::: Provided material :::
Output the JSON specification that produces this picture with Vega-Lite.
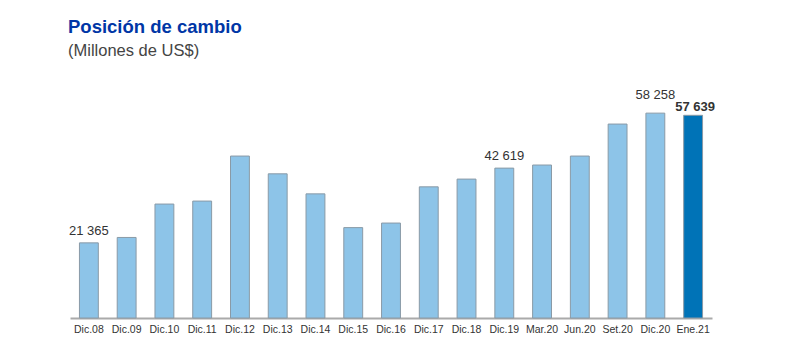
{
  "$schema": "https://vega.github.io/schema/vega-lite/v6.json",
  "width": 642,
  "height": 211,
  "autosize": {"type": "none"},
  "padding": {"left": 70, "top": 107, "right": 88, "bottom": 46},
  "background": "white",
  "config": {
    "view": {"stroke": null},
    "locale": {"number": {"decimal": ",", "thousands": " ", "grouping": [3], "currency": ["", ""]}}
  },
  "title": {
    "text": "Posición de cambio",
    "subtitle": "(Millones de US$)",
    "anchor": "start",
    "frame": "group",
    "font": "Liberation Sans",
    "fontSize": 18.5,
    "fontWeight": "bold",
    "color": "#0036A6",
    "subtitleFont": "Liberation Sans",
    "subtitleFontSize": 16.5,
    "subtitleColor": "#444444",
    "subtitlePadding": 6,
    "offset": 30,
    "dx": -2
  },
  "data": {
    "values": [
      {"periodo": "Dic.08", "valor": 21365, "tipo": "hist", "etiqueta": "a"},
      {"periodo": "Dic.09", "valor": 22900, "tipo": "hist", "etiqueta": ""},
      {"periodo": "Dic.10", "valor": 32400, "tipo": "hist", "etiqueta": ""},
      {"periodo": "Dic.11", "valor": 33250, "tipo": "hist", "etiqueta": ""},
      {"periodo": "Dic.12", "valor": 46050, "tipo": "hist", "etiqueta": ""},
      {"periodo": "Dic.13", "valor": 41000, "tipo": "hist", "etiqueta": ""},
      {"periodo": "Dic.14", "valor": 35300, "tipo": "hist", "etiqueta": ""},
      {"periodo": "Dic.15", "valor": 25700, "tipo": "hist", "etiqueta": ""},
      {"periodo": "Dic.16", "valor": 27000, "tipo": "hist", "etiqueta": ""},
      {"periodo": "Dic.17", "valor": 37300, "tipo": "hist", "etiqueta": ""},
      {"periodo": "Dic.18", "valor": 39500, "tipo": "hist", "etiqueta": ""},
      {"periodo": "Dic.19", "valor": 42619, "tipo": "hist", "etiqueta": "a"},
      {"periodo": "Mar.20", "valor": 43500, "tipo": "hist", "etiqueta": ""},
      {"periodo": "Jun.20", "valor": 46050, "tipo": "hist", "etiqueta": ""},
      {"periodo": "Set.20", "valor": 55150, "tipo": "hist", "etiqueta": ""},
      {"periodo": "Dic.20", "valor": 58258, "tipo": "hist", "etiqueta": "b"},
      {"periodo": "Ene.21", "valor": 57639, "tipo": "actual", "etiqueta": "c"}
    ]
  },
  "encoding": {
    "x": {
      "field": "periodo",
      "type": "nominal",
      "sort": null,
      "scale": {"paddingInner": 0.5, "paddingOuter": 0.25},
      "axis": {
        "title": null,
        "labelAngle": 0,
        "labelFont": "Liberation Sans",
        "labelFontSize": 10.5,
        "labelColor": "#333333",
        "labelPadding": 6,
        "ticks": false,
        "domainColor": "#aaaaaa",
        "domainWidth": 2
      }
    },
    "y": {
      "field": "valor",
      "type": "quantitative",
      "scale": {"domain": [0, 60000], "nice": false},
      "axis": null
    }
  },
  "layer": [
    {
      "mark": {"type": "bar", "stroke": "#8a9aa6", "strokeWidth": 1},
      "encoding": {
        "color": {
          "field": "tipo",
          "type": "nominal",
          "scale": {"domain": ["hist", "actual"], "range": ["#8DC4E8", "#0073B7"]},
          "legend": null
        }
      }
    },
    {
      "transform": [{"filter": "datum.etiqueta == 'a'"}],
      "mark": {"type": "text", "baseline": "alphabetic", "dy": -8, "font": "Liberation Sans", "fontSize": 13, "color": "#333333"},
      "encoding": {"text": {"field": "valor", "type": "quantitative", "format": ","}}
    },
    {
      "transform": [{"filter": "datum.etiqueta == 'b'"}],
      "mark": {"type": "text", "baseline": "alphabetic", "dy": -14, "font": "Liberation Sans", "fontSize": 13, "color": "#333333"},
      "encoding": {"text": {"field": "valor", "type": "quantitative", "format": ","}}
    },
    {
      "transform": [{"filter": "datum.etiqueta == 'c'"}],
      "mark": {"type": "text", "baseline": "alphabetic", "dy": -4, "dx": 2, "font": "Liberation Sans", "fontSize": 13, "fontWeight": "bold", "color": "#333333"},
      "encoding": {"text": {"field": "valor", "type": "quantitative", "format": ","}}
    }
  ]
}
:::
-- Task to complete --
Print each line of the material above exactly, with the pictures removed from your copy.

-- Full response --
Output the JSON specification that produces this picture with Vega-Lite.
{
  "$schema": "https://vega.github.io/schema/vega-lite/v6.json",
  "width": 642,
  "height": 211,
  "autosize": {"type": "none"},
  "padding": {"left": 70, "top": 107, "right": 88, "bottom": 46},
  "background": "white",
  "config": {
    "view": {"stroke": null},
    "locale": {"number": {"decimal": ",", "thousands": " ", "grouping": [3], "currency": ["", ""]}}
  },
  "title": {
    "text": "Posición de cambio",
    "subtitle": "(Millones de US$)",
    "anchor": "start",
    "frame": "group",
    "font": "Liberation Sans",
    "fontSize": 18.5,
    "fontWeight": "bold",
    "color": "#0036A6",
    "subtitleFont": "Liberation Sans",
    "subtitleFontSize": 16.5,
    "subtitleColor": "#444444",
    "subtitlePadding": 6,
    "offset": 30,
    "dx": -2
  },
  "data": {
    "values": [
      {"periodo": "Dic.08", "valor": 21365, "tipo": "hist", "etiqueta": "a"},
      {"periodo": "Dic.09", "valor": 22900, "tipo": "hist", "etiqueta": ""},
      {"periodo": "Dic.10", "valor": 32400, "tipo": "hist", "etiqueta": ""},
      {"periodo": "Dic.11", "valor": 33250, "tipo": "hist", "etiqueta": ""},
      {"periodo": "Dic.12", "valor": 46050, "tipo": "hist", "etiqueta": ""},
      {"periodo": "Dic.13", "valor": 41000, "tipo": "hist", "etiqueta": ""},
      {"periodo": "Dic.14", "valor": 35300, "tipo": "hist", "etiqueta": ""},
      {"periodo": "Dic.15", "valor": 25700, "tipo": "hist", "etiqueta": ""},
      {"periodo": "Dic.16", "valor": 27000, "tipo": "hist", "etiqueta": ""},
      {"periodo": "Dic.17", "valor": 37300, "tipo": "hist", "etiqueta": ""},
      {"periodo": "Dic.18", "valor": 39500, "tipo": "hist", "etiqueta": ""},
      {"periodo": "Dic.19", "valor": 42619, "tipo": "hist", "etiqueta": "a"},
      {"periodo": "Mar.20", "valor": 43500, "tipo": "hist", "etiqueta": ""},
      {"periodo": "Jun.20", "valor": 46050, "tipo": "hist", "etiqueta": ""},
      {"periodo": "Set.20", "valor": 55150, "tipo": "hist", "etiqueta": ""},
      {"periodo": "Dic.20", "valor": 58258, "tipo": "hist", "etiqueta": "b"},
      {"periodo": "Ene.21", "valor": 57639, "tipo": "actual", "etiqueta": "c"}
    ]
  },
  "encoding": {
    "x": {
      "field": "periodo",
      "type": "nominal",
      "sort": null,
      "scale": {"paddingInner": 0.5, "paddingOuter": 0.25},
      "axis": {
        "title": null,
        "labelAngle": 0,
        "labelFont": "Liberation Sans",
        "labelFontSize": 10.5,
        "labelColor": "#333333",
        "labelPadding": 6,
        "ticks": false,
        "domainColor": "#aaaaaa",
        "domainWidth": 2
      }
    },
    "y": {
      "field": "valor",
      "type": "quantitative",
      "scale": {"domain": [0, 60000], "nice": false},
      "axis": null
    }
  },
  "layer": [
    {
      "mark": {"type": "bar", "stroke": "#8a9aa6", "strokeWidth": 1},
      "encoding": {
        "color": {
          "field": "tipo",
          "type": "nominal",
          "scale": {"domain": ["hist", "actual"], "range": ["#8DC4E8", "#0073B7"]},
          "legend": null
        }
      }
    },
    {
      "transform": [{"filter": "datum.etiqueta == 'a'"}],
      "mark": {"type": "text", "baseline": "alphabetic", "dy": -8, "font": "Liberation Sans", "fontSize": 13, "color": "#333333"},
      "encoding": {"text": {"field": "valor", "type": "quantitative", "format": ","}}
    },
    {
      "transform": [{"filter": "datum.etiqueta == 'b'"}],
      "mark": {"type": "text", "baseline": "alphabetic", "dy": -14, "font": "Liberation Sans", "fontSize": 13, "color": "#333333"},
      "encoding": {"text": {"field": "valor", "type": "quantitative", "format": ","}}
    },
    {
      "transform": [{"filter": "datum.etiqueta == 'c'"}],
      "mark": {"type": "text", "baseline": "alphabetic", "dy": -4, "dx": 2, "font": "Liberation Sans", "fontSize": 13, "fontWeight": "bold", "color": "#333333"},
      "encoding": {"text": {"field": "valor", "type": "quantitative", "format": ","}}
    }
  ]
}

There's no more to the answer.